The 2014 Scottish harvest had that “feelgood factor” about it all the way through in terms of yield if not price.
The latest statistics from the Scottish Government back up the optimism as to the size of the crop, with the final estimate confirming the 3.2 million tonne harvest as the biggest for 20 years.
This represents an increase of 384,000 tonnes on 2013 and marks another step in the recovery from the very poor 2012 crop when yields were affected by poor growing conditions and a prolonged wet harvest.
Scotland’s chief statistician released the latest estimates of the Scottish cereal and oilseed rape harvest which show that the latest increase is due to an estimated 13% improvement in overall cereal yields over the last year.
Overall yields are estimated at an average of 7 tonnes per hectare (t/ha) ranging from 6.1 tonnes per hectare for spring barley and oats, to 9.1 tonnes per hectare for wheat. Average oilseed rape yields are estimated at 4 tonnes per hectare. The total area of land sown has risen by 4,000 hectares.

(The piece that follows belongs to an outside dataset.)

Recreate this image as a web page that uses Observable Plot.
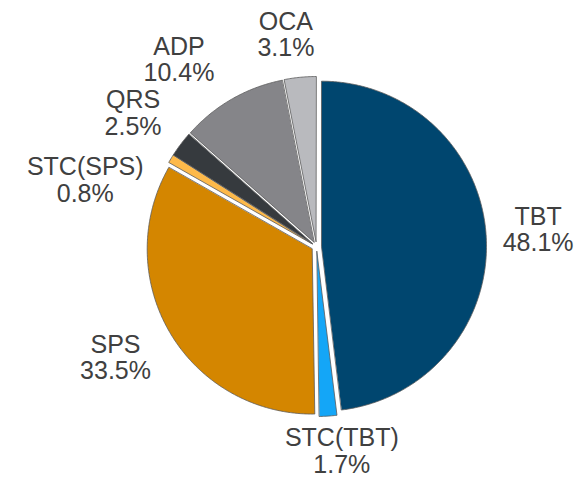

The accompanying statement says;
“This has been a good year for cropping despite occasionally difficult conditions; harvesting began early and progressed quickly, with more consistency in yields across the country. There is some disparity between the north and south of the country, after remnants of Hurricane Bertha hit the north.
“The longer term trend of improving yields continues, with the average cereal yield for the last 10 years 7% higher than in the previous decade.”
This last figure goes slightly against the common feeling that yields ares stuck on a plateau and may even have decreased as the range of plant protection products becomes increasingly limited. The chief statistician makes his or her estimates using the results of the June census to assess the area sown to each crop. These are multiplied by yield estimates made by farming, trade and advisory sources to give total yield.
These final estimates are 62,000 tonnes or 2% lower than initial estimates made in October. Increases in spring barley and oilseed rape production have been revised down. Increases in winter barley and wheat have been revised up and a greater decrease in oat production is now being estimated.
Wheat and winter barley have seen the largest estimated rises in production, increasing by around 52% and 46% respectively.
Around 990,000 tonnes of wheat, up from 650,000 tonnes, and around 400,000 tonnes of winter barley, up from 280,000, are expected.
Spring barley production is stable at around 1.7 million tonnes, despite a fall in grown areas. Oats are the only major cereal crop to see considerably reduced production; down 18% from 190,000 to 150,000 tonnes, following an 80% increase in 2013 when oats replaced wheat and oilseed rape crops in part of the country.
The figures were produced in accordance with professional standards set out in the Code of Practice for Official Statistics.